The purpose of the list is right there, as they say, on the tin: license 
discuss. We are all here to discuss, learn, research, share, and investigate 
the world of software licenses as they pertain to open source. Josh, Van, Gil, 
and others have stated as such, and I'm grateful to each of them for their 
words, but more for their patience.

This investigation and learning may at times involve discussion of 
concepts—such as the Persona Non Grata preamble—with which you may disagree. 
Whether or not these concepts work against the mission of OSI and the meaning 
of the OSD isn't beside the point, it _is_ the point. If people are not free to 
ask questions like this here, they will not ask them at all and will instead 
simply act on them without experienced advice. One thing we all can agree on, 
I'm sure, is that this would not be a good thing.

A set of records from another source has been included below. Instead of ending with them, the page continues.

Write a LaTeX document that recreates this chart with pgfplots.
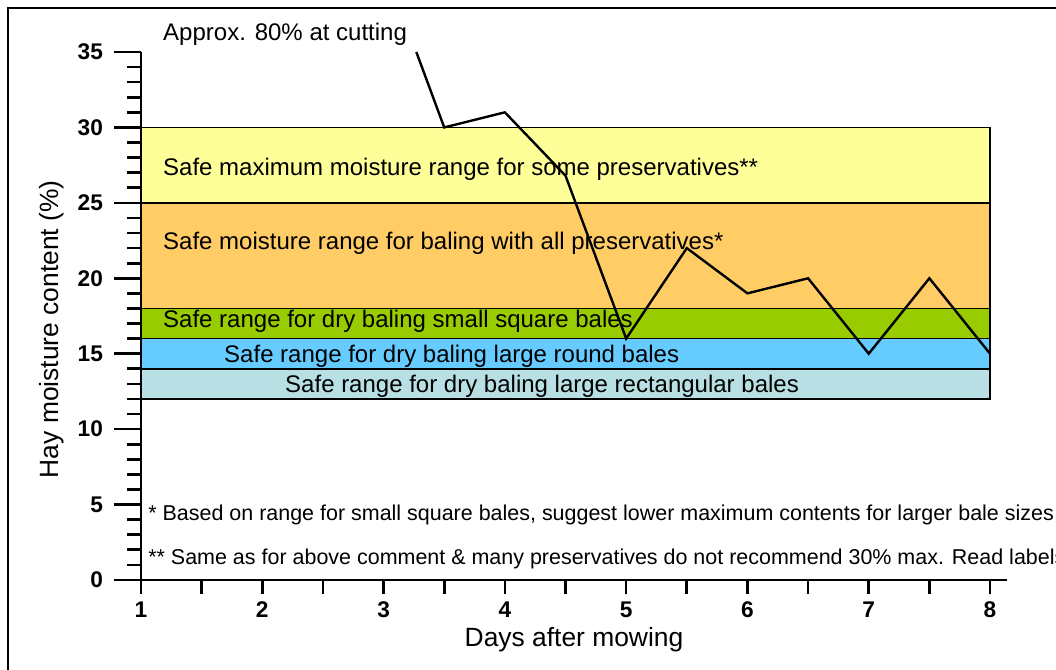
\documentclass[border=0pt]{standalone}
\usepackage{pgfplots}
\pgfplotsset{compat=1.18}
\usepackage{fontspec}
\setmainfont{Liberation Sans}
\definecolor{cyel}{HTML}{FFFF99}
\definecolor{cora}{HTML}{FFCC66}
\definecolor{cgre}{HTML}{99CC00}
\definecolor{cblu}{HTML}{66CCFF}
\definecolor{clig}{HTML}{B8E0E4}
\begin{document}
\begin{tikzpicture}
\useasboundingbox (0,0) rectangle (792pt,502.5pt);
\clip (0,0) rectangle (792pt,502.5pt);
\fill[white] (0,0) rectangle (792pt,502.5pt);
\draw[line width=2pt] (6pt,-20pt) -- (6pt,496.5pt) -- (820pt,496.5pt);
\begin{axis}[
  at={(105.75pt,67.5pt)}, anchor=south west,
  scale only axis, width=649.5pt, height=396pt,
  xmin=1, xmax=8.14, ymin=0, ymax=35,
  axis x line=bottom, axis y line=left,
  axis line style={-, line width=2pt},
  clip=false,
  tick align=outside,
  major tick length=20pt, minor tick length=10.5pt,
  every tick/.append style={black, line width=2pt},
  xtick={1,2,3,4,5,6,7,8}, minor xtick={1,1.5,...,8},
  xticklabels={1,2,3,4,5,6,7,8},
  major x tick style={draw=none},
  ytick={0,5,10,15,20,25,30,35}, minor ytick={0,...,35},
  yticklabels={0,5,10,15,20,25,30,35},
  xticklabel style={font=\bfseries\fontsize{17}{20}\selectfont, yshift=7pt},
  yticklabel style={font=\bfseries\fontsize{17}{20}\selectfont, xshift=-5pt},
  xlabel={Days after mowing},
  ylabel={Hay moisture content (\%)},
  label style={font=\fontsize{19.8}{23}\selectfont},
  xlabel style={at={(axis description cs:0.5,-0.1136)}, anchor=center},
  ylabel style={at={(axis description cs:-0.1028,0.475)}, anchor=center, rotate=0},
]
\addplot[draw=black, line width=1.2pt, fill=cyel] coordinates {(1,25) (8,25) (8,30) (1,30)} -- cycle;
\addplot[draw=black, line width=1.2pt, fill=cora] coordinates {(1,18) (8,18) (8,25) (1,25)} -- cycle;
\addplot[draw=black, line width=1.2pt, fill=cgre] coordinates {(1,16) (8,16) (8,18) (1,18)} -- cycle;
\addplot[draw=black, line width=1.2pt, fill=cblu] coordinates {(1,14) (8,14) (8,16) (1,16)} -- cycle;
\addplot[draw=black, line width=1.2pt, fill=clig] coordinates {(1,12) (8,12) (8,14) (1,14)} -- cycle;
\node[anchor=west, inner sep=0pt, font=\fontsize{18}{21}\selectfont] at (axis cs:1.181,27.24) {Safe maximum moisture range for some preservatives**};
\node[anchor=west, inner sep=0pt, font=\fontsize{18}{21}\selectfont] at (axis cs:1.181,22.34) {Safe moisture range for baling with all preservatives*};
\node[anchor=west, inner sep=0pt, font=\fontsize{18}{21}\selectfont] at (axis cs:1.181,17.15) {Safe range for dry baling small square bales};
\node[anchor=west, inner sep=0pt, font=\fontsize{18}{21}\selectfont] at (axis cs:1.684,14.85) {Safe range for dry baling large round bales};
\node[anchor=west, inner sep=0pt, font=\fontsize{18}{21}\selectfont] at (axis cs:2.187,12.85) {Safe range for dry baling large rectangular bales};
\addplot[black, line width=1.8pt, mark=none] coordinates {(3.27,35) (3.5,30) (4,31) (4.5,26.8) (5,16) (5.5,22) (6,19) (6.5,20) (7,15) (7.5,20) (8,15)};
\node[anchor=west, inner sep=0pt, font=\fontsize{18}{21}\selectfont] at (axis cs:1.181,36.19) {Approx. 80\% at cutting};
\node[anchor=west, inner sep=0pt, font=\fontsize{16.1}{19}\selectfont] at (axis cs:1.058,4.31) {* Based on range for small square bales, suggest lower maximum contents for larger bale sizes};
\node[anchor=west, inner sep=0pt, font=\fontsize{16.1}{19}\selectfont] at (axis cs:1.058,1.39) {** Same as for above comment \& many preservatives do not recommend 30\% max. Read labels};
\end{axis}
\end{tikzpicture}
\end{document}
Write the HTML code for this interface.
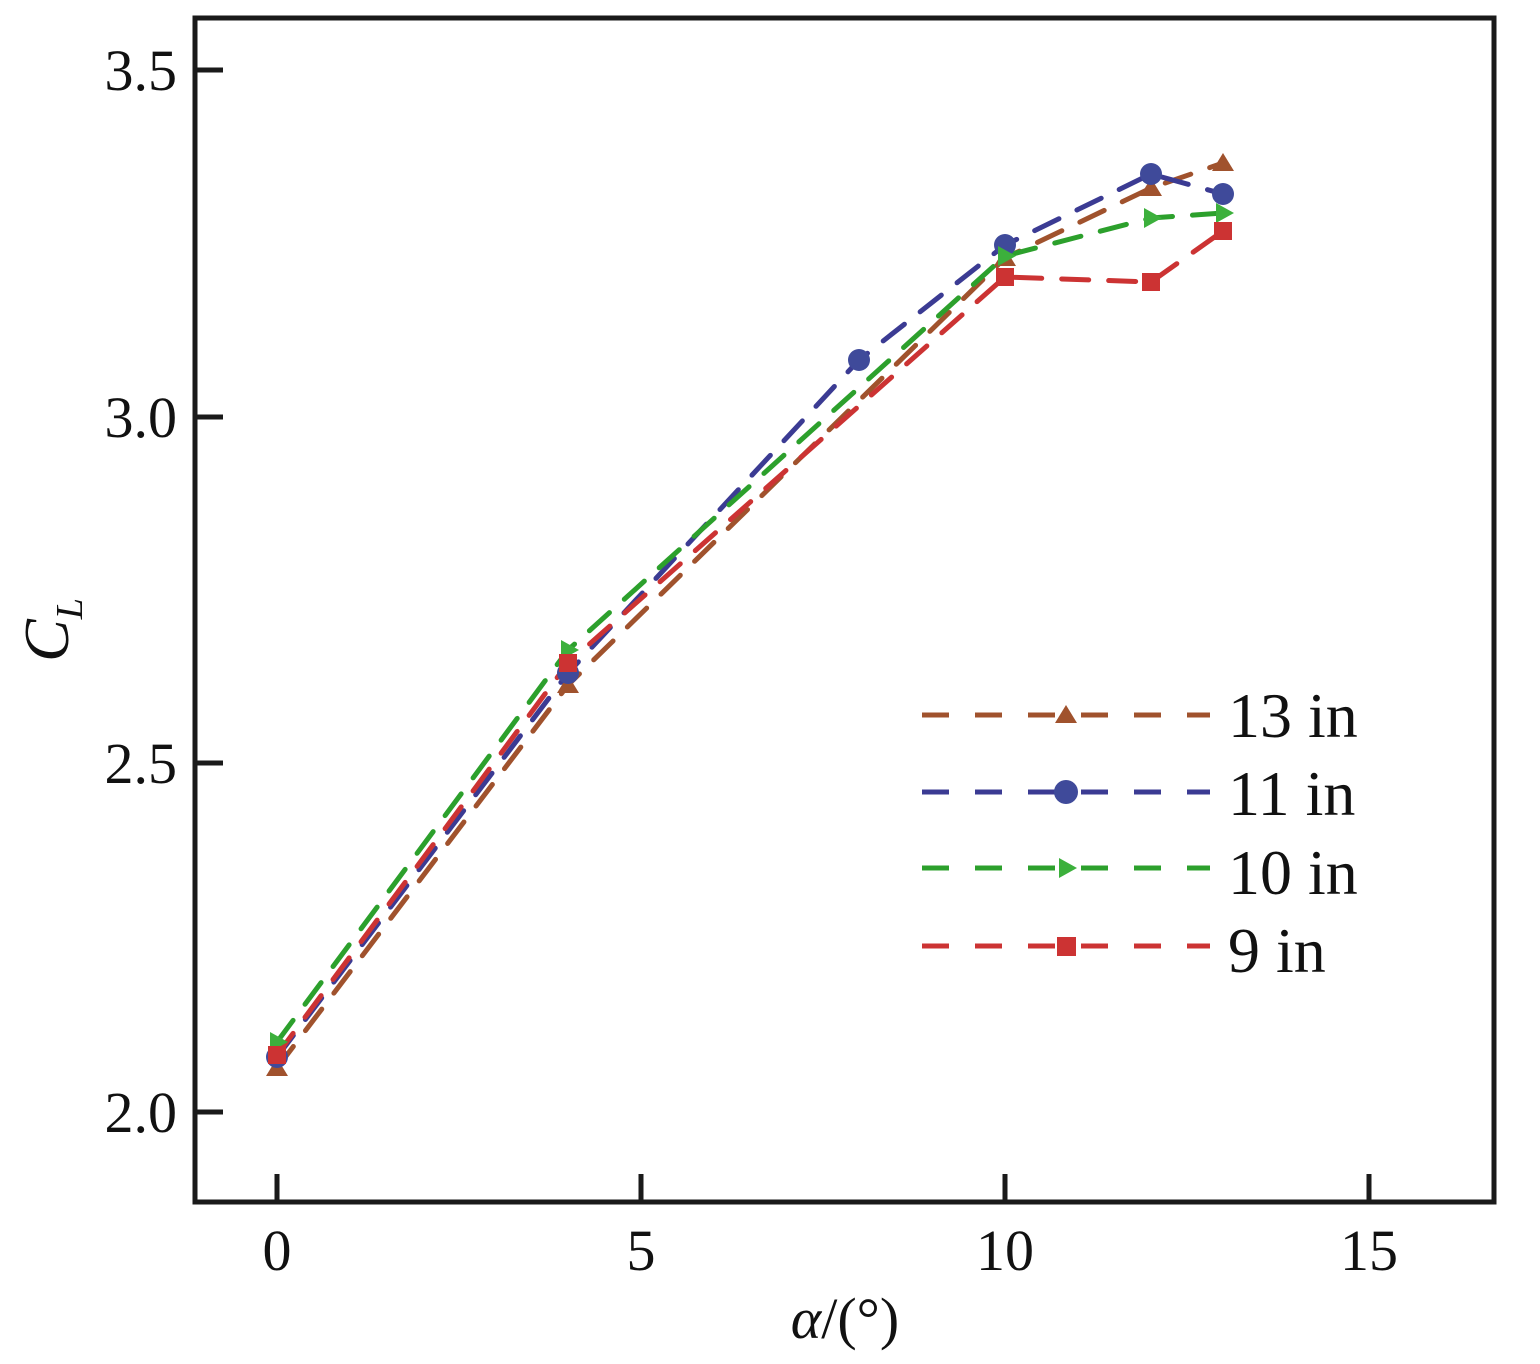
<!DOCTYPE html>
<html><head><meta charset="utf-8"><style>html,body{margin:0;padding:0;background:#fff}</style></head>
<body>
<svg width="1540" height="1359" viewBox="0 0 1540 1359" xmlns="http://www.w3.org/2000/svg" font-family="'Liberation Serif', serif">
<rect x="0" y="0" width="1540" height="1359" fill="#fff"/>
<g stroke-width="5" fill="none" stroke-dasharray="27 20" stroke-linecap="round">
<polyline stroke="#a0522d" points="277,1068 568,685 1005,258 1151,188 1223,163"/>
<polyline stroke="#3b3b93" points="277,1057 568,673 859,360 1005,245 1151,174 1223,194"/>
<polyline stroke="#2ca02c" points="277,1042 568,650 1005,256 1151,218 1223,213"/>
<polyline stroke="#cc3333" points="277,1055 568,663 1005,277 1151,282 1223,231"/>
</g>
<g fill="#a0522d">
<polygon points="277,1058 266,1076 288,1076"/><polygon points="568,675 557,693 579,693"/><polygon points="1005,248 994,266 1016,266"/><polygon points="1151,178 1140,196 1162,196"/><polygon points="1223,153 1212,171 1234,171"/>
</g>
<g fill="#3f4a9a">
<circle cx="277" cy="1057" r="11"/><circle cx="568" cy="673" r="11"/><circle cx="859" cy="360" r="11"/><circle cx="1005" cy="245" r="11"/><circle cx="1151" cy="174" r="11"/><circle cx="1223" cy="194" r="11"/>
</g>
<g fill="#3cb03c">
<polygon points="270,1032 288,1042 270,1052"/><polygon points="561,640 579,650 561,660"/><polygon points="998,246 1016,256 998,266"/><polygon points="1144,208 1162,218 1144,228"/><polygon points="1216,203 1234,213 1216,223"/>
</g>
<g fill="#cc3333">
<rect x="268" y="1046" width="18" height="18"/><rect x="559" y="654" width="18" height="18"/><rect x="996" y="268" width="18" height="18"/><rect x="1142" y="273" width="18" height="18"/><rect x="1214" y="222" width="18" height="18"/>
</g>
<rect x="195" y="18" width="1299" height="1184" fill="none" stroke="#1a1a1a" stroke-width="5"/>
<g stroke="#1a1a1a" stroke-width="5">
<line x1="195" y1="70" x2="223" y2="70"/><line x1="195" y1="417" x2="223" y2="417"/><line x1="195" y1="763" x2="223" y2="763"/><line x1="195" y1="1112" x2="223" y2="1112"/>
<line x1="277" y1="1202" x2="277" y2="1174"/><line x1="641" y1="1202" x2="641" y2="1174"/><line x1="1005" y1="1202" x2="1005" y2="1174"/><line x1="1369" y1="1202" x2="1369" y2="1174"/>
</g>
<g font-size="58" fill="#111" text-anchor="end">
<text x="177" y="90">3.5</text><text x="177" y="437">3.0</text><text x="177" y="783">2.5</text><text x="177" y="1132">2.0</text>
</g>
<g font-size="58" fill="#111" text-anchor="middle">
<text x="277" y="1270">0</text><text x="641" y="1270">5</text><text x="1005" y="1270">10</text><text x="1369" y="1270">15</text>
<text x="845" y="1338"><tspan font-style="italic">α</tspan>/(°)</text>
</g>
<text transform="translate(68,630) rotate(-90)" font-size="64" font-style="italic" fill="#111" text-anchor="middle">C<tspan font-size="38" dy="14">L</tspan></text>
<g stroke-width="5" stroke-dasharray="27 26" stroke-linecap="butt">
<line x1="922" y1="715" x2="1210" y2="715" stroke="#a0522d"/>
<line x1="922" y1="792" x2="1210" y2="792" stroke="#3b3b93"/>
<line x1="922" y1="868" x2="1210" y2="868" stroke="#2ca02c"/>
<line x1="922" y1="946" x2="1210" y2="946" stroke="#cc3333"/>
</g>
<polygon points="1066,705 1055,723 1077,723" fill="#a0522d"/>
<circle cx="1066" cy="792" r="12" fill="#3f4a9a"/>
<polygon points="1059,858 1077,868 1059,878" fill="#3cb03c"/>
<rect x="1057" y="937" width="19" height="19" fill="#cc3333"/>
<g font-size="64" fill="#111">
<text x="1228" y="737">13 in</text><text x="1228" y="815">11 in</text><text x="1228" y="894">10 in</text><text x="1228" y="972">9 in</text>
</g>
</svg>
</body></html>
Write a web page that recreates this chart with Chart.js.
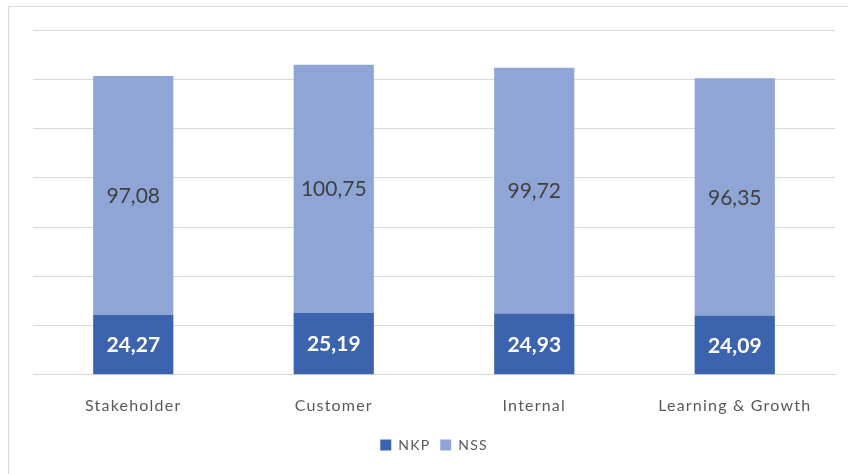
<!DOCTYPE html>
<html>
<head>
<meta charset="utf-8">
<script src="https://cdn.jsdelivr.net/npm/chart.js@4.4.1/dist/chart.umd.min.js"></script>
<style>
  html, body { margin: 0; padding: 0; background: #fff; }
  #wrap { position: relative; width: 848px; height: 474px; overflow: hidden; }
  #frame { position: absolute; left: 8px; top: 6px; width: 900px; height: 600px; border: 1px solid #d9d9d9; box-sizing: border-box; }
  #chart { position: absolute; left: 0; top: 0; }
</style>
</head>
<body>
<div id="wrap">
  <div id="frame"></div>
  <canvas id="chart" width="848" height="474"></canvas>
</div>
<script>
const categories = ['Stakeholder', 'Customer', 'Internal', 'Learning & Growth'];
const nkpValues = [24.27, 25.19, 24.93, 24.09];
const nssValues = [97.08, 100.75, 99.72, 96.35];
const seriesNames = ['NKP', 'NSS'];

const fontFamily = 'Lato, "Open Sans", sans-serif';

function formatValue(v) {
    return v.toFixed(2).replace('.', ',');
}

// a little tracking on axis and legend text
const letterSpacing = {
    id: 'letterSpacing',
    beforeLayout(chart) { chart.ctx.letterSpacing = '1.2px'; },
    beforeDraw(chart) { chart.ctx.letterSpacing = '1.2px'; }
};

// writes each segment's value in the middle of its bar
const segmentLabels = {
    id: 'segmentLabels',
    afterDatasetsDraw(chart) {
        const ctx = chart.ctx;
        ctx.save();
        ctx.letterSpacing = '0px';
        ctx.textAlign = 'center';
        ctx.textBaseline = 'middle';
        chart.data.datasets.forEach((ds, i) => {
            const meta = chart.getDatasetMeta(i);
            meta.data.forEach((bar, j) => {
                const mid = (bar.y + bar.base) / 2;
                ctx.fillStyle = ds.labelColor;
                ctx.font = ds.labelFont;
                ctx.fillText(formatValue(ds.data[j]), bar.x, mid + 1);
            });
        });
        ctx.restore();
    }
};

new Chart(document.getElementById('chart'), {
    type: 'bar',
    data: {
        labels: categories,
        datasets: [
            {
                label: seriesNames[0],
                data: nkpValues,
                backgroundColor: '#3c63ad',
                labelColor: '#ffffff',
                labelFont: 'bold 21px ' + fontFamily,
                categoryPercentage: 1,
                barPercentage: 0.4
            },
            {
                label: seriesNames[1],
                data: nssValues,
                backgroundColor: '#8fa5d6',
                labelColor: '#404040',
                labelFont: '21px ' + fontFamily,
                categoryPercentage: 1,
                barPercentage: 0.4
            }
        ]
    },
    options: {
        responsive: false,
        animation: false,
        layout: {
            padding: { left: 33, right: 13, top: 30, bottom: 12 }
        },
        scales: {
            x: {
                stacked: true,
                grid: { display: false },
                border: { display: true, color: '#d9d9d9', width: 1 },
                ticks: {
                    color: '#595959',
                    font: { family: fontFamily, size: 16 },
                    padding: 13
                }
            },
            y: {
                stacked: true,
                min: 0,
                max: 140,
                ticks: { display: false, stepSize: 20 },
                grid: { color: '#d9d9d9', lineWidth: 1, drawTicks: false },
                border: { display: false }
            }
        },
        plugins: {
            legend: {
                position: 'bottom',
                labels: {
                    color: '#595959',
                    font: { family: fontFamily, size: 14 },
                    boxWidth: 11,
                    boxHeight: 11,
                    padding: 10
                }
            },
            tooltip: { enabled: false }
        }
    },
    plugins: [letterSpacing, segmentLabels]
});
</script>
</body>
</html>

Members of this list are, by and large, supporters of the OSD. Supporters, not 
sycophants, and not blind followers. By providing a safe space for people to 
explore these questions around the OSD and open source licensing—even if these 
questions may end up critical of the OSD and we don't agree with them—we learn 
more about the edge cases. This sort of exploration will strengthen the OSD 
against attacks from actors who do not respect it enough to raise and discuss 
those questions with its supporters here on the list. These discussions may 
also lead to the evolution of the OSD and, if not, at least ensure that even 
_that_ question is considered thoughtfully rather than dismissed out of hand.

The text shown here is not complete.